REQUEST | Repeat every line exactly, keeping the pictures out of the copy.

--- MATERIAL PROVIDED ---

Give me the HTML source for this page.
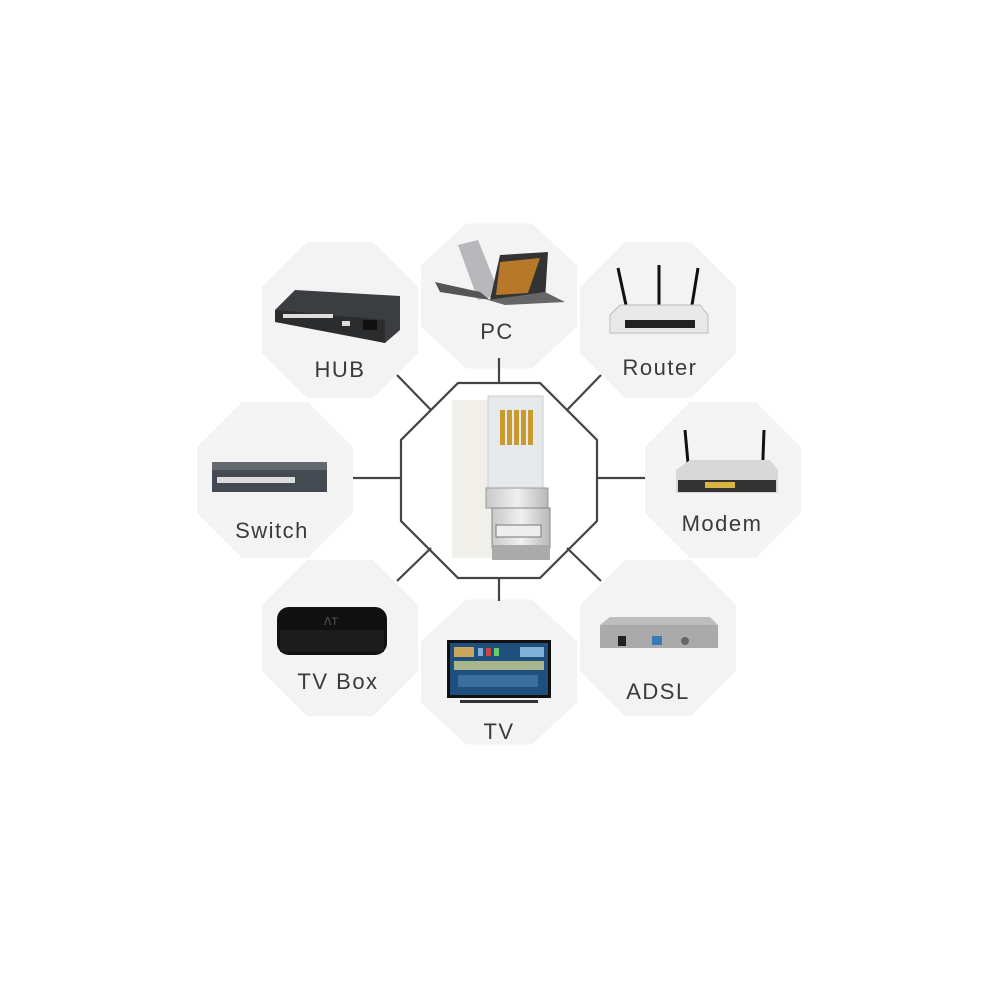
<!DOCTYPE html>
<html><head><meta charset="utf-8"><style>
html,body{margin:0;padding:0;background:#fff;}
svg{display:block}
text{font-family:"Liberation Sans",sans-serif;font-size:22px;fill:#3a3a3a;letter-spacing:1.5px;text-anchor:middle}
</style></head><body>
<svg width="1000" height="1000" viewBox="0 0 1000 1000">
<defs>
<polygon id="oct" points="-33,-78 33,-78 78,-33 78,33 33,78 -33,78 -78,33 -78,-33"/>
<linearGradient id="gm" x1="0" x2="1"><stop offset="0" stop-color="#c8c8c8"/><stop offset=".5" stop-color="#f0f0f0"/><stop offset="1" stop-color="#b8b8b8"/></linearGradient>
</defs>
<g fill="#f3f3f3">
<use href="#oct" x="340" y="320"/>
<use href="#oct" x="499" y="296" transform="translate(499 296) scale(1 .93) translate(-499 -296)"/>
<use href="#oct" x="658" y="320"/>
<use href="#oct" x="275" y="480"/>
<use href="#oct" x="723" y="480"/>
<use href="#oct" x="340" y="638"/>
<use href="#oct" x="499" y="672" transform="translate(499 672) scale(1 .93) translate(-499 -672)"/>
<use href="#oct" x="658" y="638"/>
</g>
<g stroke="#444" stroke-width="2.2" fill="none">
<polygon points="458,383 540,383 597,440 597,521 540,578 458,578 401,521 401,440" fill="#fff"/>
<line x1="499" y1="358" x2="499" y2="383"/>
<line x1="353" y1="478" x2="401" y2="478"/>
<line x1="597" y1="478" x2="645" y2="478"/>
<line x1="499" y1="578" x2="499" y2="601"/>
<line x1="397" y1="375" x2="431" y2="410"/>
<line x1="601" y1="375" x2="567" y2="410"/>
<line x1="397" y1="581" x2="431" y2="548"/>
<line x1="601" y1="581" x2="567" y2="548"/>
</g>
<!-- RJ45 connector -->
<rect x="452" y="400" width="40" height="158" fill="#f1efea"/>
<rect x="488" y="396" width="55" height="95" fill="#e6e9ec" stroke="#ccc"/>
<g fill="#c99a2e"><rect x="500" y="410" width="5" height="35"/><rect x="507" y="410" width="5" height="35"/><rect x="514" y="410" width="5" height="35"/><rect x="521" y="410" width="5" height="35"/><rect x="528" y="410" width="5" height="35"/></g>
<rect x="486" y="488" width="62" height="20" fill="url(#gm)" stroke="#999"/>
<rect x="492" y="508" width="58" height="40" fill="url(#gm)" stroke="#888"/>
<rect x="496" y="525" width="45" height="12" fill="#eee" stroke="#777"/>
<rect x="492" y="545" width="58" height="15" fill="#aaa"/>
<!-- HUB -->
<polygon points="275,310 295,290 400,296 400,330 385,343 275,320" fill="#3b3d40"/>
<polygon points="275,310 385,320 385,343 275,322" fill="#2b2c2e"/>
<g fill="#ddd"><rect x="283" y="314" width="50" height="4"/><rect x="342" y="321" width="8" height="5"/><rect x="363" y="320" width="14" height="10" fill="#111"/></g>
<!-- PC laptops -->
<polygon points="458,245 478,240 500,295 478,300" fill="#b8b8bc"/>
<polygon points="435,282 480,292 490,300 440,292" fill="#555"/>
<polygon points="490,300 500,255 548,252 545,300" fill="#333"/>
<polygon points="500,262 540,258 528,293 496,295" fill="#b7782a"/>
<polygon points="488,300 545,292 565,302 505,305" fill="#666"/>
<!-- Router -->
<g stroke="#111" stroke-width="3"><line x1="618" y1="268" x2="626" y2="305"/><line x1="659" y1="265" x2="659" y2="305"/><line x1="698" y1="268" x2="692" y2="305"/></g>
<polygon points="610,315 620,305 700,305 708,315 708,333 610,333" fill="#e8e8e8" stroke="#bbb"/>
<rect x="625" y="320" width="70" height="8" fill="#222"/>
<!-- Switch -->
<rect x="212" y="462" width="115" height="8" fill="#64686f"/>
<rect x="212" y="470" width="115" height="22" fill="#444a52"/>
<g fill="#ddd"><rect x="217" y="477" width="78" height="6"/></g>
<!-- Modem -->
<line x1="685" y1="430" x2="690" y2="485" stroke="#111" stroke-width="3"/>
<line x1="764" y1="430" x2="762" y2="485" stroke="#111" stroke-width="3"/>
<polygon points="676,470 690,460 770,460 778,470 778,493 676,493" fill="#d8d8d8"/>
<rect x="678" y="480" width="98" height="12" fill="#333"/>
<rect x="705" y="482" width="30" height="6" fill="#d9b441"/>
<!-- TV Box -->
<rect x="277" y="607" width="110" height="48" rx="12" fill="#111"/>
<rect x="280" y="630" width="104" height="22" fill="#1c1c1c"/>
<text x="331" y="625" style="font-size:11px;fill:#555;letter-spacing:0">ᐱT</text>
<!-- TV -->
<rect x="447" y="640" width="104" height="58" fill="#111"/>
<rect x="450" y="643" width="98" height="52" fill="#1f4f7d"/>
<g fill="#7fb0d8"><rect x="454" y="647" width="20" height="10" fill="#c9a75e"/><rect x="478" y="648" width="5" height="8"/><rect x="486" y="648" width="5" height="8" fill="#c44"/><rect x="494" y="648" width="5" height="8" fill="#6c6"/><rect x="520" y="647" width="24" height="10"/><rect x="454" y="661" width="90" height="9" fill="#a9b58a"/><rect x="458" y="675" width="80" height="12" fill="#3a6e9c"/></g>
<rect x="460" y="700" width="78" height="3" fill="#333"/>
<!-- ADSL -->
<polygon points="600,625 610,617 710,617 718,625 718,648 600,648" fill="#bdbdbd"/>
<rect x="600" y="625" width="118" height="23" fill="#aaa"/>
<rect x="618" y="636" width="8" height="10" fill="#222"/>
<rect x="652" y="636" width="10" height="9" fill="#3a78b8"/>
<circle cx="685" cy="641" r="4" fill="#666"/>
<text x="340" y="377">HUB</text>
<text x="497" y="339">PC</text>
<text x="660" y="375">Router</text>
<text x="272" y="538">Switch</text>
<text x="722" y="531">Modem</text>
<text x="338" y="689">TV Box</text>
<text x="499" y="739">TV</text>
<text x="658" y="699">ADSL</text>
</svg>
</body></html>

---

RESULT OF THIS TASK |
Give me the HTML source for this page.
<!DOCTYPE html>
<html><head><meta charset="utf-8"><style>
html,body{margin:0;padding:0;background:#fff;}
svg{display:block}
text{font-family:"Liberation Sans",sans-serif;font-size:22px;fill:#3a3a3a;letter-spacing:1.5px;text-anchor:middle}
</style></head><body>
<svg width="1000" height="1000" viewBox="0 0 1000 1000">
<defs>
<polygon id="oct" points="-33,-78 33,-78 78,-33 78,33 33,78 -33,78 -78,33 -78,-33"/>
<linearGradient id="gm" x1="0" x2="1"><stop offset="0" stop-color="#c8c8c8"/><stop offset=".5" stop-color="#f0f0f0"/><stop offset="1" stop-color="#b8b8b8"/></linearGradient>
</defs>
<g fill="#f3f3f3">
<use href="#oct" x="340" y="320"/>
<use href="#oct" x="499" y="296" transform="translate(499 296) scale(1 .93) translate(-499 -296)"/>
<use href="#oct" x="658" y="320"/>
<use href="#oct" x="275" y="480"/>
<use href="#oct" x="723" y="480"/>
<use href="#oct" x="340" y="638"/>
<use href="#oct" x="499" y="672" transform="translate(499 672) scale(1 .93) translate(-499 -672)"/>
<use href="#oct" x="658" y="638"/>
</g>
<g stroke="#444" stroke-width="2.2" fill="none">
<polygon points="458,383 540,383 597,440 597,521 540,578 458,578 401,521 401,440" fill="#fff"/>
<line x1="499" y1="358" x2="499" y2="383"/>
<line x1="353" y1="478" x2="401" y2="478"/>
<line x1="597" y1="478" x2="645" y2="478"/>
<line x1="499" y1="578" x2="499" y2="601"/>
<line x1="397" y1="375" x2="431" y2="410"/>
<line x1="601" y1="375" x2="567" y2="410"/>
<line x1="397" y1="581" x2="431" y2="548"/>
<line x1="601" y1="581" x2="567" y2="548"/>
</g>
<!-- RJ45 connector -->
<rect x="452" y="400" width="40" height="158" fill="#f1efea"/>
<rect x="488" y="396" width="55" height="95" fill="#e6e9ec" stroke="#ccc"/>
<g fill="#c99a2e"><rect x="500" y="410" width="5" height="35"/><rect x="507" y="410" width="5" height="35"/><rect x="514" y="410" width="5" height="35"/><rect x="521" y="410" width="5" height="35"/><rect x="528" y="410" width="5" height="35"/></g>
<rect x="486" y="488" width="62" height="20" fill="url(#gm)" stroke="#999"/>
<rect x="492" y="508" width="58" height="40" fill="url(#gm)" stroke="#888"/>
<rect x="496" y="525" width="45" height="12" fill="#eee" stroke="#777"/>
<rect x="492" y="545" width="58" height="15" fill="#aaa"/>
<!-- HUB -->
<polygon points="275,310 295,290 400,296 400,330 385,343 275,320" fill="#3b3d40"/>
<polygon points="275,310 385,320 385,343 275,322" fill="#2b2c2e"/>
<g fill="#ddd"><rect x="283" y="314" width="50" height="4"/><rect x="342" y="321" width="8" height="5"/><rect x="363" y="320" width="14" height="10" fill="#111"/></g>
<!-- PC laptops -->
<polygon points="458,245 478,240 500,295 478,300" fill="#b8b8bc"/>
<polygon points="435,282 480,292 490,300 440,292" fill="#555"/>
<polygon points="490,300 500,255 548,252 545,300" fill="#333"/>
<polygon points="500,262 540,258 528,293 496,295" fill="#b7782a"/>
<polygon points="488,300 545,292 565,302 505,305" fill="#666"/>
<!-- Router -->
<g stroke="#111" stroke-width="3"><line x1="618" y1="268" x2="626" y2="305"/><line x1="659" y1="265" x2="659" y2="305"/><line x1="698" y1="268" x2="692" y2="305"/></g>
<polygon points="610,315 620,305 700,305 708,315 708,333 610,333" fill="#e8e8e8" stroke="#bbb"/>
<rect x="625" y="320" width="70" height="8" fill="#222"/>
<!-- Switch -->
<rect x="212" y="462" width="115" height="8" fill="#64686f"/>
<rect x="212" y="470" width="115" height="22" fill="#444a52"/>
<g fill="#ddd"><rect x="217" y="477" width="78" height="6"/></g>
<!-- Modem -->
<line x1="685" y1="430" x2="690" y2="485" stroke="#111" stroke-width="3"/>
<line x1="764" y1="430" x2="762" y2="485" stroke="#111" stroke-width="3"/>
<polygon points="676,470 690,460 770,460 778,470 778,493 676,493" fill="#d8d8d8"/>
<rect x="678" y="480" width="98" height="12" fill="#333"/>
<rect x="705" y="482" width="30" height="6" fill="#d9b441"/>
<!-- TV Box -->
<rect x="277" y="607" width="110" height="48" rx="12" fill="#111"/>
<rect x="280" y="630" width="104" height="22" fill="#1c1c1c"/>
<text x="331" y="625" style="font-size:11px;fill:#555;letter-spacing:0">ᐱT</text>
<!-- TV -->
<rect x="447" y="640" width="104" height="58" fill="#111"/>
<rect x="450" y="643" width="98" height="52" fill="#1f4f7d"/>
<g fill="#7fb0d8"><rect x="454" y="647" width="20" height="10" fill="#c9a75e"/><rect x="478" y="648" width="5" height="8"/><rect x="486" y="648" width="5" height="8" fill="#c44"/><rect x="494" y="648" width="5" height="8" fill="#6c6"/><rect x="520" y="647" width="24" height="10"/><rect x="454" y="661" width="90" height="9" fill="#a9b58a"/><rect x="458" y="675" width="80" height="12" fill="#3a6e9c"/></g>
<rect x="460" y="700" width="78" height="3" fill="#333"/>
<!-- ADSL -->
<polygon points="600,625 610,617 710,617 718,625 718,648 600,648" fill="#bdbdbd"/>
<rect x="600" y="625" width="118" height="23" fill="#aaa"/>
<rect x="618" y="636" width="8" height="10" fill="#222"/>
<rect x="652" y="636" width="10" height="9" fill="#3a78b8"/>
<circle cx="685" cy="641" r="4" fill="#666"/>
<text x="340" y="377">HUB</text>
<text x="497" y="339">PC</text>
<text x="660" y="375">Router</text>
<text x="272" y="538">Switch</text>
<text x="722" y="531">Modem</text>
<text x="338" y="689">TV Box</text>
<text x="499" y="739">TV</text>
<text x="658" y="699">ADSL</text>
</svg>
</body></html>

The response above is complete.